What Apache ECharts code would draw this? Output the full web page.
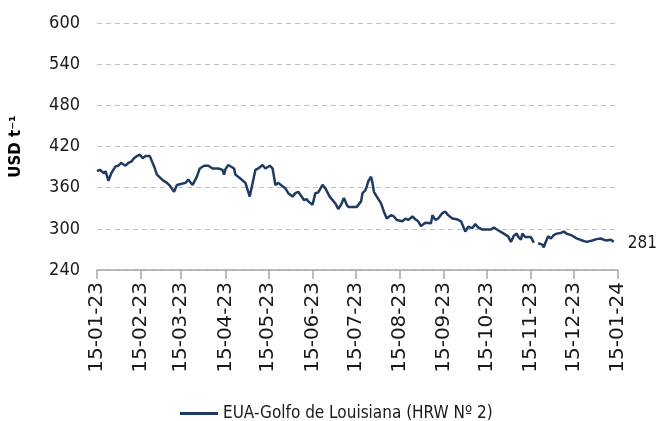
<!DOCTYPE html>
<html>
<head>
<meta charset="utf-8">
<script src="https://cdn.jsdelivr.net/npm/echarts@6/dist/echarts.min.js"></script>
<style>
  html, body { margin: 0; padding: 0; background: #fff; }
  #chart { width: 658px; height: 421px; }
</style>
</head>
<body>
<div id="chart"></div>
<script>
// days counted from 15-01-23
var dayOffsets = [0, 2, 5, 6, 8, 10, 13, 15, 17, 20,
  22, 24, 26, 28, 30, 32, 34, 37, 40, 42,
  46, 49, 51, 54, 56, 58, 62, 64, 65, 67,
  70, 72, 75, 78, 81, 85, 88, 89, 90, 92,
  93, 96, 97, 100, 104, 107, 111, 113, 116, 118,
  121, 123, 125, 127, 128, 130, 132, 134, 137, 139,
  141, 142, 145, 147, 148, 151, 153, 155, 156, 158,
  160, 163, 167, 169, 171, 173, 175, 176, 180, 182,
  185, 186, 188, 189, 190, 192, 193, 194, 196, 199,
  201, 203, 206, 208, 210, 214, 216, 218, 221, 223,
  225, 227, 230, 234, 235, 237, 239, 242, 244, 246,
  249, 252, 255, 258, 260, 263, 265, 267, 270, 276,
  278, 281, 285, 288, 290, 292, 294, 295, 297, 298,
  300, 304, 306, 307, 309, 312, 313, 314, 316, 318,
  320, 322, 325, 327, 329, 333, 336, 340, 343, 347,
  350, 353, 355, 357, 360, 362]

var prices = [384, 386, 381, 384, 370, 381, 391, 392, 396, 392,
  396, 398, 403, 406, 408, 403, 406, 406, 391, 379,
  371, 367, 363, 354, 364, 365, 367, 372, 369, 364,
  376, 388, 392, 392, 388, 388, 386, 379, 387, 393,
  393, 388, 379, 374, 367, 347, 386, 388, 393, 388,
  392, 388, 364, 367, 369, 362, 359, 352, 347, 352,
  354, 352, 342, 343, 340, 335, 352, 353, 352, 364,
  359, 347, 337, 329, 335, 345, 335, 332, 332, 332,
  340, 352, 356, 362, 369, 376, 367, 354, 347, 337,
  325, 315, 320, 318, 313, 311, 315, 313, 318, 314,
  311, 304, 309, 308, 320, 313, 315, 323, 325, 320,
  315, 314, 311, 296, 303, 301, 307, 302, 299, 299,
  302, 298, 293, 289, 281, 290, 293, 289, 284, 293,
  288, 288, 280, null, 279, 277, 273, 279, 289, 286,
  291, 293, 294, 296, 293, 290, 286, 283, 281, 283,
  285, 286, 284, 283, 284, 281]

var seriesName = 'EUA-Golfo de Louisiana (HRW Nº 2)'
var yTicks = [240, 300, 360, 420, 480, 540, 600]
// the 15th of each month, as days from 15-01-23
var tickDays = [0, 31, 59, 90, 120, 151, 181, 212, 243, 273, 304, 334, 365]
var tickLabels = ['15-01-23', '15-02-23', '15-03-23', '15-04-23', '15-05-23', '15-06-23',
  '15-07-23', '15-08-23', '15-09-23', '15-10-23', '15-11-23', '15-12-23', '15-01-24']

var narrow = "'DejaVu Sans Condensed', 'Liberation Sans', sans-serif"

var seriesData = dayOffsets.map(function (d, i) {
  return [d, prices[i]]
})

var chart = echarts.init(document.getElementById('chart'))
chart.setOption({
  animation: false,
  grid: { left: 97, right: 40, top: 23, bottom: 151 },
  legend: {
    top: 400,
    left: 175,
    icon: 'rect',
    itemWidth: 38,
    itemHeight: 3,
    data: [seriesName],
    textStyle: { fontFamily: narrow, fontSize: 17, color: '#1a1a1a' }
  },
  xAxis: {
    type: 'value',
    min: tickDays[0],
    max: tickDays[tickDays.length - 1],
    splitLine: { show: false },
    axisLine: { lineStyle: { color: '#a6a6a6', width: 1.5 } },
    axisTick: { show: true, length: 9, customValues: tickDays, lineStyle: { color: '#a6a6a6', width: 1.5 } },
    axisLabel: {
      customValues: tickDays,
      rotate: 90,
      margin: 12,
      fontFamily: 'DejaVu Sans',
      fontSize: 20,
      color: '#1a1a1a',
      hideOverlap: false,
      formatter: function (v) {
        return tickLabels[tickDays.indexOf(v)]
      }
    }
  },
  yAxis: {
    type: 'value',
    min: yTicks[0],
    max: yTicks[yTicks.length - 1],
    interval: 60,
    name: 'USD t⁻¹',
    nameLocation: 'middle',
    nameGap: 73,
    nameTextStyle: { fontFamily: 'DejaVu Sans', fontWeight: 'bold', fontSize: 15, color: '#000', padding: [0, 0, 0, 0] },
    axisLine: { show: false },
    axisTick: { show: false },
    axisLabel: { margin: 17, fontFamily: narrow, fontSize: 18, color: '#1a1a1a' },
    splitLine: { lineStyle: { color: '#c0c0c0', width: 1, type: [5, 4] } }
  },
  series: [{
    name: seriesName,
    type: 'line',
    data: seriesData,
    symbol: 'none',
    connectNulls: false,
    lineStyle: { color: '#1f3b63', width: 2.5 },
    itemStyle: { color: '#1f3b63' },
    endLabel: {
      show: true,
      distance: 14,
      offset: [0, 2],
      fontFamily: narrow,
      fontSize: 17,
      color: '#1a1a1a',
      formatter: function (p) { return p.value[1] }
    }
  }]
})
</script>
</body>
</html>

[PROBLEM]: Skip the pictures, then retype every line above exactly.

[COMPLETE RESPONSE]:
What Apache ECharts code would draw this? Output the full web page.
<!DOCTYPE html>
<html>
<head>
<meta charset="utf-8">
<script src="https://cdn.jsdelivr.net/npm/echarts@6/dist/echarts.min.js"></script>
<style>
  html, body { margin: 0; padding: 0; background: #fff; }
  #chart { width: 658px; height: 421px; }
</style>
</head>
<body>
<div id="chart"></div>
<script>
// days counted from 15-01-23
var dayOffsets = [0, 2, 5, 6, 8, 10, 13, 15, 17, 20,
  22, 24, 26, 28, 30, 32, 34, 37, 40, 42,
  46, 49, 51, 54, 56, 58, 62, 64, 65, 67,
  70, 72, 75, 78, 81, 85, 88, 89, 90, 92,
  93, 96, 97, 100, 104, 107, 111, 113, 116, 118,
  121, 123, 125, 127, 128, 130, 132, 134, 137, 139,
  141, 142, 145, 147, 148, 151, 153, 155, 156, 158,
  160, 163, 167, 169, 171, 173, 175, 176, 180, 182,
  185, 186, 188, 189, 190, 192, 193, 194, 196, 199,
  201, 203, 206, 208, 210, 214, 216, 218, 221, 223,
  225, 227, 230, 234, 235, 237, 239, 242, 244, 246,
  249, 252, 255, 258, 260, 263, 265, 267, 270, 276,
  278, 281, 285, 288, 290, 292, 294, 295, 297, 298,
  300, 304, 306, 307, 309, 312, 313, 314, 316, 318,
  320, 322, 325, 327, 329, 333, 336, 340, 343, 347,
  350, 353, 355, 357, 360, 362]

var prices = [384, 386, 381, 384, 370, 381, 391, 392, 396, 392,
  396, 398, 403, 406, 408, 403, 406, 406, 391, 379,
  371, 367, 363, 354, 364, 365, 367, 372, 369, 364,
  376, 388, 392, 392, 388, 388, 386, 379, 387, 393,
  393, 388, 379, 374, 367, 347, 386, 388, 393, 388,
  392, 388, 364, 367, 369, 362, 359, 352, 347, 352,
  354, 352, 342, 343, 340, 335, 352, 353, 352, 364,
  359, 347, 337, 329, 335, 345, 335, 332, 332, 332,
  340, 352, 356, 362, 369, 376, 367, 354, 347, 337,
  325, 315, 320, 318, 313, 311, 315, 313, 318, 314,
  311, 304, 309, 308, 320, 313, 315, 323, 325, 320,
  315, 314, 311, 296, 303, 301, 307, 302, 299, 299,
  302, 298, 293, 289, 281, 290, 293, 289, 284, 293,
  288, 288, 280, null, 279, 277, 273, 279, 289, 286,
  291, 293, 294, 296, 293, 290, 286, 283, 281, 283,
  285, 286, 284, 283, 284, 281]

var seriesName = 'EUA-Golfo de Louisiana (HRW Nº 2)'
var yTicks = [240, 300, 360, 420, 480, 540, 600]
// the 15th of each month, as days from 15-01-23
var tickDays = [0, 31, 59, 90, 120, 151, 181, 212, 243, 273, 304, 334, 365]
var tickLabels = ['15-01-23', '15-02-23', '15-03-23', '15-04-23', '15-05-23', '15-06-23',
  '15-07-23', '15-08-23', '15-09-23', '15-10-23', '15-11-23', '15-12-23', '15-01-24']

var narrow = "'DejaVu Sans Condensed', 'Liberation Sans', sans-serif"

var seriesData = dayOffsets.map(function (d, i) {
  return [d, prices[i]]
})

var chart = echarts.init(document.getElementById('chart'))
chart.setOption({
  animation: false,
  grid: { left: 97, right: 40, top: 23, bottom: 151 },
  legend: {
    top: 400,
    left: 175,
    icon: 'rect',
    itemWidth: 38,
    itemHeight: 3,
    data: [seriesName],
    textStyle: { fontFamily: narrow, fontSize: 17, color: '#1a1a1a' }
  },
  xAxis: {
    type: 'value',
    min: tickDays[0],
    max: tickDays[tickDays.length - 1],
    splitLine: { show: false },
    axisLine: { lineStyle: { color: '#a6a6a6', width: 1.5 } },
    axisTick: { show: true, length: 9, customValues: tickDays, lineStyle: { color: '#a6a6a6', width: 1.5 } },
    axisLabel: {
      customValues: tickDays,
      rotate: 90,
      margin: 12,
      fontFamily: 'DejaVu Sans',
      fontSize: 20,
      color: '#1a1a1a',
      hideOverlap: false,
      formatter: function (v) {
        return tickLabels[tickDays.indexOf(v)]
      }
    }
  },
  yAxis: {
    type: 'value',
    min: yTicks[0],
    max: yTicks[yTicks.length - 1],
    interval: 60,
    name: 'USD t⁻¹',
    nameLocation: 'middle',
    nameGap: 73,
    nameTextStyle: { fontFamily: 'DejaVu Sans', fontWeight: 'bold', fontSize: 15, color: '#000', padding: [0, 0, 0, 0] },
    axisLine: { show: false },
    axisTick: { show: false },
    axisLabel: { margin: 17, fontFamily: narrow, fontSize: 18, color: '#1a1a1a' },
    splitLine: { lineStyle: { color: '#c0c0c0', width: 1, type: [5, 4] } }
  },
  series: [{
    name: seriesName,
    type: 'line',
    data: seriesData,
    symbol: 'none',
    connectNulls: false,
    lineStyle: { color: '#1f3b63', width: 2.5 },
    itemStyle: { color: '#1f3b63' },
    endLabel: {
      show: true,
      distance: 14,
      offset: [0, 2],
      fontFamily: narrow,
      fontSize: 17,
      color: '#1a1a1a',
      formatter: function (p) { return p.value[1] }
    }
  }]
})
</script>
</body>
</html>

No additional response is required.